Determined addresses these problems through the use of the lightweight coscheduling plugin, which extends the Kubernetes scheduler to support priority-based gang scheduling. To implement gang scheduling, the coscheduling plugin will not schedule a pod unless there are enough available resources to also schedule the rest of the pods in the same job. To function, the plugin requires special labels to be set that specify the number of nodes that each job needs for execution. Determined automatically calculates and sets these labels for GPU experiments that it launches.

The coscheduling plugin is in beta and is therefore not enabled by default. To enable it, edit values.yaml in the Determined Helm chart to set the defaultScheduler field to coscheduler.

Importantly, the coscheduling plugin does not work with Kubernetes’ cluster autoscaling feature: static node pools must be used to achieve gang scheduling. Also, while the plugin allocates resources to jobs based on their priority, it does not support preemption. For example, if the cluster is full of low priority jobs and a new high priority job is submitted, the high priority job will not be scheduled until one of the low priority jobs finishes. Additionally, there isn’t an implementation of max_slots or max_concurrent_trials that would limit the resources of an experiment, i.e. one for hyperparameter search. Lastly, Determined’s capability to automatically set pod labels is restricted to GPU experiments; Determined does not currently set labels for CPU experiments or user commands.

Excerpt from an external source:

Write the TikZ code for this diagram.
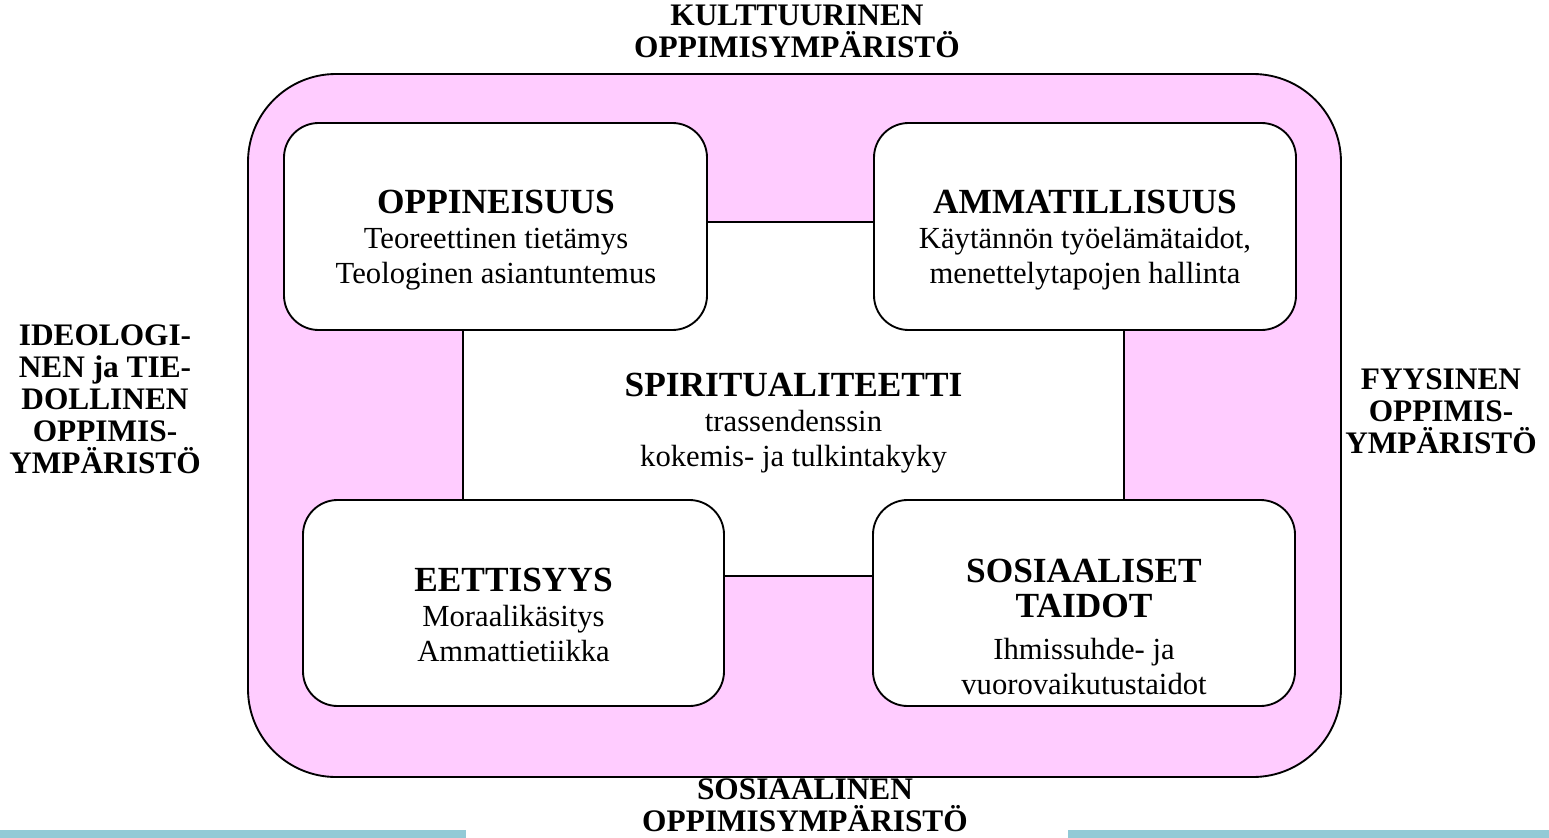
\documentclass[tikz,border=0pt]{standalone}
\usepackage{fontspec}
\setmainfont{Liberation Serif}
\definecolor{pinkfill}{HTML}{FFCCFF}
\definecolor{barblue}{HTML}{92CAD6}

\begin{document}
\begin{tikzpicture}
        [x=0.75pt, y=-0.75pt,
        area/.style={rectangle, draw, line width=1.4pt, fill=white, inner sep=0pt, rounded corners=26pt},
        txt/.style={align=center, anchor=base, font=\fontsize{23}{26.25}\selectfont},
        lbl/.style={align=center, anchor=base, font=\fontsize{23.5}{24}\selectfont\bfseries}]
        \useasboundingbox (0,0) rectangle (1549,838);

        % coloured frame and the centre field
        \node[area, fill=pinkfill, rounded corners=66pt, minimum width=819.75pt, minimum height=527.25pt] (frame) at (794.5,425.5) {};
        \node[area, rounded corners=0pt, minimum width=495.75pt, minimum height=265.5pt] (spirit) at (793.5,399) {};

        \node[area, minimum width=317.25pt, minimum height=155.25pt] (oppin) at (495.5,226.5) {};
        \node[area, minimum width=316.5pt, minimum height=155.25pt] (ammat) at (1085,226.5) {};
        \node[area, minimum width=315.75pt, minimum height=154.5pt] (etiikka) at (513.5,603) {};
        \node[area, minimum width=316.5pt, minimum height=154.5pt] (sosiaal) at (1084,603) {};

        % texts in the boxes (base = last line)
        \node[txt] (oppinT) at (496,283) {{\fontsize{26.5}{26.25}\selectfont\bfseries OPPINEISUUS}\\Teoreettinen tietämys\\Teologinen asiantuntemus};
        \node[txt] (ammatT) at (1085,283) {{\fontsize{26.5}{26.25}\selectfont\bfseries AMMATILLISUUS}\\Käytännön työelämätaidot,\\menettelytapojen hallinta};
        \node[txt] (spiritT) at (793.5,466) {{\fontsize{26.5}{26.25}\selectfont\bfseries SPIRITUALITEETTI}\\trassendenssin\\kokemis- ja tulkintakyky};
        \node[txt] (etiikkaT) at (513.5,661) {{\fontsize{26.5}{26.25}\selectfont\bfseries EETTISYYS}\\Moraalikäsitys\\Ammattietiikka};
        \node[txt] (sosiaalT) at (1084,694) {{\fontsize{26.5}{26.25}\selectfont\bfseries SOSIAALISET}\\{\fontsize{26.5}{26.25}\selectfont\bfseries TAIDOT}\\[5pt]Ihmissuhde- ja\\vuorovaikutustaidot};

        % environments round the frame
        \node[lbl] (kulttL) at (797,58) {KULTTUURINEN\\OPPIMISYMPÄRISTÖ};
        \node[lbl] (ideoL) at (105,473) {IDEOLOGI-\\NEN ja TIE-\\DOLLINEN\\OPPIMIS-\\YMPÄRISTÖ};
        \node[lbl] (fyysL) at (1441,453) {FYYSINEN\\OPPIMIS-\\YMPÄRISTÖ};
        \node[lbl] (sosL) at (805,831) {SOSIAALINEN\\OPPIMISYMPÄRISTÖ};

        \fill[barblue] (0,830) rectangle (466,838);
        \fill[barblue] (1068,830) rectangle (1549,838);

    \end{tikzpicture}
\end{document}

To enable gang scheduling with commands or CPU experiments, enable the coscheduler in values.yaml and modify the experiment config to contain the following:

environment:
   pod_spec:
      metadata:
         labels:
            pod-group.scheduling.sigs.k8s.io/name: <unique task name>
            pod-group.scheduling.sigs.k8s.io/min-available: <# of GPUs required>
      spec:
         schedulerName: coscheduler

You can also use schedulerName: default-scheduler to use the default Kubernetes scheduler.